-- BEGIN Dataset records --

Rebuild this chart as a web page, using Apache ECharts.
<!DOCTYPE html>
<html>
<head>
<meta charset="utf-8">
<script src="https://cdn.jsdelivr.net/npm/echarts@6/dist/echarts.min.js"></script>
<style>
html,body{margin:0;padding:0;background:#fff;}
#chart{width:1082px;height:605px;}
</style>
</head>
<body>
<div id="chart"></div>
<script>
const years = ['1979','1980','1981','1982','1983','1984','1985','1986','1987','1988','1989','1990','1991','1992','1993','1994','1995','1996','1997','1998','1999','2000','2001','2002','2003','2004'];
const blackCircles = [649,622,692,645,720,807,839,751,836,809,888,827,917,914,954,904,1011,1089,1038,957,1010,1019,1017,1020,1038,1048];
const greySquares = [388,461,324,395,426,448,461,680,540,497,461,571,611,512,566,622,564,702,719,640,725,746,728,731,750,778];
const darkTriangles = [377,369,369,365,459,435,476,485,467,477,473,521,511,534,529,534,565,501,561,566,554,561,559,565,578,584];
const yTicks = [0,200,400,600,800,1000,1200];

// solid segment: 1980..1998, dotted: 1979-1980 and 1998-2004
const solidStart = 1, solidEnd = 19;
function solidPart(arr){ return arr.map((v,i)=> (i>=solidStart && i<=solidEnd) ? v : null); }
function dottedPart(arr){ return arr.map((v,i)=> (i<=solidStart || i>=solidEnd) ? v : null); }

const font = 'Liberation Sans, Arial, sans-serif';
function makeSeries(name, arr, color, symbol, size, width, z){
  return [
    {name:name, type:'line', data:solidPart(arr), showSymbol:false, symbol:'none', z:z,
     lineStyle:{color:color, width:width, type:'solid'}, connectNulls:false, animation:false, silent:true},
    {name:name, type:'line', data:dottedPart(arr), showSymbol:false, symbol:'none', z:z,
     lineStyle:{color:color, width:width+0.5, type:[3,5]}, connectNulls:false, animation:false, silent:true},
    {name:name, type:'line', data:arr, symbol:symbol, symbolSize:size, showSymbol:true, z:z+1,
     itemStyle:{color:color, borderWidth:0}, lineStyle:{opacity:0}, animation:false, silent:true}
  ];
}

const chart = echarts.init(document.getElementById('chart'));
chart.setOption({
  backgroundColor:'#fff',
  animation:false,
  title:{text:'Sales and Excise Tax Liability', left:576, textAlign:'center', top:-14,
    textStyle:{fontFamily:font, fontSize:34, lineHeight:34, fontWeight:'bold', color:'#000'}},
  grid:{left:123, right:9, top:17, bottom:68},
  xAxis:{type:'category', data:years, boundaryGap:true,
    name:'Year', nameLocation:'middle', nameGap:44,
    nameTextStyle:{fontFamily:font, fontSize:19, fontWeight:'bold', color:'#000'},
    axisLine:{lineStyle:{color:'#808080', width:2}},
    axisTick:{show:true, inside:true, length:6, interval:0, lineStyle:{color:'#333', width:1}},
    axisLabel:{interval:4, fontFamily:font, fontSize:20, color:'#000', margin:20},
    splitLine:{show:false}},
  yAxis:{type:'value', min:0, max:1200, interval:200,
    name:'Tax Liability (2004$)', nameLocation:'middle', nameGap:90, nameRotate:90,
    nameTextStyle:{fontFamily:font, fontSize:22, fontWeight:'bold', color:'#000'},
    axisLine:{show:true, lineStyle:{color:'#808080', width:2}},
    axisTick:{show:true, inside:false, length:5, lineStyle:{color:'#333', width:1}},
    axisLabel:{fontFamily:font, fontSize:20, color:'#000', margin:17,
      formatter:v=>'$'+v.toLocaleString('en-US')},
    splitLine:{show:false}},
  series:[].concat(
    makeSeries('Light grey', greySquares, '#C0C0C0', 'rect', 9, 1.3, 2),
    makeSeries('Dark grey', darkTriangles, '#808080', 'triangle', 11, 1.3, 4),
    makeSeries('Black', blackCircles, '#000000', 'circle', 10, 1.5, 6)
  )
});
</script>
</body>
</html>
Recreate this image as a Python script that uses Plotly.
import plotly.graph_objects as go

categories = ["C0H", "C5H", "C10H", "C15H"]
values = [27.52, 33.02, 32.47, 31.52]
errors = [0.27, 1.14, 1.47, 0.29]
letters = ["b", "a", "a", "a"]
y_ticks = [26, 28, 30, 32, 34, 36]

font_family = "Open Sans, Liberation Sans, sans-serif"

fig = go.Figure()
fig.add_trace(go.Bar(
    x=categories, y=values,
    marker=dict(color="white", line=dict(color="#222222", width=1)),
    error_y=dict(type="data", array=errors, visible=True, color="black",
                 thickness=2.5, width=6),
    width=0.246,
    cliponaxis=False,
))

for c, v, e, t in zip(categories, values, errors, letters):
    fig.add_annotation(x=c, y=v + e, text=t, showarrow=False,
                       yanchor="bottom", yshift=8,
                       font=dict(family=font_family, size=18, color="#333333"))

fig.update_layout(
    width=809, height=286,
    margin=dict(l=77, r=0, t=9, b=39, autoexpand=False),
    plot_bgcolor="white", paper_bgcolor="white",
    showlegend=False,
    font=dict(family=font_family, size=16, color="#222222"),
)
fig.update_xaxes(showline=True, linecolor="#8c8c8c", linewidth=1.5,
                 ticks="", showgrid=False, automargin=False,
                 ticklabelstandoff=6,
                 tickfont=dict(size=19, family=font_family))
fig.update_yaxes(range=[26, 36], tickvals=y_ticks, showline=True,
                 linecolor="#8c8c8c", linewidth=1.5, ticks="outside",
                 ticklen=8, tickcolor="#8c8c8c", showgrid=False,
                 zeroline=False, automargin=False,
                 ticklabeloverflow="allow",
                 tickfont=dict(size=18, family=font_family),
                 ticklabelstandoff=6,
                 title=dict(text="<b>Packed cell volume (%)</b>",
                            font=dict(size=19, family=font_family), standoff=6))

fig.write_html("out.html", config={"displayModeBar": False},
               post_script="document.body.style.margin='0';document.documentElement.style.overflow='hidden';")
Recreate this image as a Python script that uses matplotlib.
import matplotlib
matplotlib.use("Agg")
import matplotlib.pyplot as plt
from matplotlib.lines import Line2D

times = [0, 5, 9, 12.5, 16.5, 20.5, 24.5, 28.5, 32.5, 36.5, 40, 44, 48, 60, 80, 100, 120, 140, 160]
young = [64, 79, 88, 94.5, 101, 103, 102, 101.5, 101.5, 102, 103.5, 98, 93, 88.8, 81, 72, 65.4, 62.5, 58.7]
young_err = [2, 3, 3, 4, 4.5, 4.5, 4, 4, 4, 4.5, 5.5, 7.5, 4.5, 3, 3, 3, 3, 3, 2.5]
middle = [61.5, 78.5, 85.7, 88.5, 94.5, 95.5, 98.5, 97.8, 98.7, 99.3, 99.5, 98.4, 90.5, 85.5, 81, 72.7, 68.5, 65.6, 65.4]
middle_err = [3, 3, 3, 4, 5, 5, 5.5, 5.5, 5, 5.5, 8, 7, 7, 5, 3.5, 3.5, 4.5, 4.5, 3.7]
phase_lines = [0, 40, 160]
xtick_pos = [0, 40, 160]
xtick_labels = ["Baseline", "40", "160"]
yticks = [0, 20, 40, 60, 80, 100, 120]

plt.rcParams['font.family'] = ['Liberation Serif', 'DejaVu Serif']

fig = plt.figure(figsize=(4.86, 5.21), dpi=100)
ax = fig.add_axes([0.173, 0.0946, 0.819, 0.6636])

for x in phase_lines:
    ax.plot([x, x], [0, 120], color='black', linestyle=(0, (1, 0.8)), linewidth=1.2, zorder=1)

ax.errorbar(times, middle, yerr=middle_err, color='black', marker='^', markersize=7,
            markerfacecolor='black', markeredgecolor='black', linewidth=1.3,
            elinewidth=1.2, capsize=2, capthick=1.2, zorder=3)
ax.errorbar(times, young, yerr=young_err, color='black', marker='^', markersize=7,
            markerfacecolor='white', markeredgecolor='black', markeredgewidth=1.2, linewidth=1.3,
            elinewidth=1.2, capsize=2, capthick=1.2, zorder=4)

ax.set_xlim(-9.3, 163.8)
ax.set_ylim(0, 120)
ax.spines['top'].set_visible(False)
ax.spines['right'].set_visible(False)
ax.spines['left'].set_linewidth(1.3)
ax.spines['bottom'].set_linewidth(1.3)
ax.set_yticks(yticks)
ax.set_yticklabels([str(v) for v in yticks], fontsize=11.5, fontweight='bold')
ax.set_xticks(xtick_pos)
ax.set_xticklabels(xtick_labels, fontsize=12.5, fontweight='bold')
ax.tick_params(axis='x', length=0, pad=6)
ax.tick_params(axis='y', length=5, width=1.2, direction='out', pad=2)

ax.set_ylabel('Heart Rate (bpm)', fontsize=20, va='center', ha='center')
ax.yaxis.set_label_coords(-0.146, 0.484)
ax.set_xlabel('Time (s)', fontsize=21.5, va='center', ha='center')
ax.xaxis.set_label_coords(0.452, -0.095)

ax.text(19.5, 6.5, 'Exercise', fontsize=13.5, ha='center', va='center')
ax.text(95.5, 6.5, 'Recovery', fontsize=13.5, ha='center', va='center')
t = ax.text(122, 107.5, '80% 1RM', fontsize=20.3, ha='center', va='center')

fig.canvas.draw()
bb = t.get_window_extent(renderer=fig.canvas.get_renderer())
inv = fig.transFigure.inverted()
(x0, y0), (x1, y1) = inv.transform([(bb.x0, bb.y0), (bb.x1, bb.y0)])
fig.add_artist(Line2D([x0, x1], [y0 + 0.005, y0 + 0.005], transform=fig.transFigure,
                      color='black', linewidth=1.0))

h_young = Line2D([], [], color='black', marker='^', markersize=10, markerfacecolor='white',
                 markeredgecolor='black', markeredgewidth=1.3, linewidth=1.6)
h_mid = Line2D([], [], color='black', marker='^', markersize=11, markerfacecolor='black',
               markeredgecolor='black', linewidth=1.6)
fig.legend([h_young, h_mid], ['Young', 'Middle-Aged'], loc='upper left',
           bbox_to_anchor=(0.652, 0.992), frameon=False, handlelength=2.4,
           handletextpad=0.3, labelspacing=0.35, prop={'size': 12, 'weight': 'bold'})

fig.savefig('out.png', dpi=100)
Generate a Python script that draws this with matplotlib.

-- END Dataset records --

Begin at the line that has "Recreate this image as a Python script that uses matplotlib."; stop after the line that has "from matplotlib.lines import Line2D". Copy every line in that span exactly.

Recreate this image as a Python script that uses matplotlib.
import matplotlib
matplotlib.use("Agg")
import matplotlib.pyplot as plt
from matplotlib.lines import Line2D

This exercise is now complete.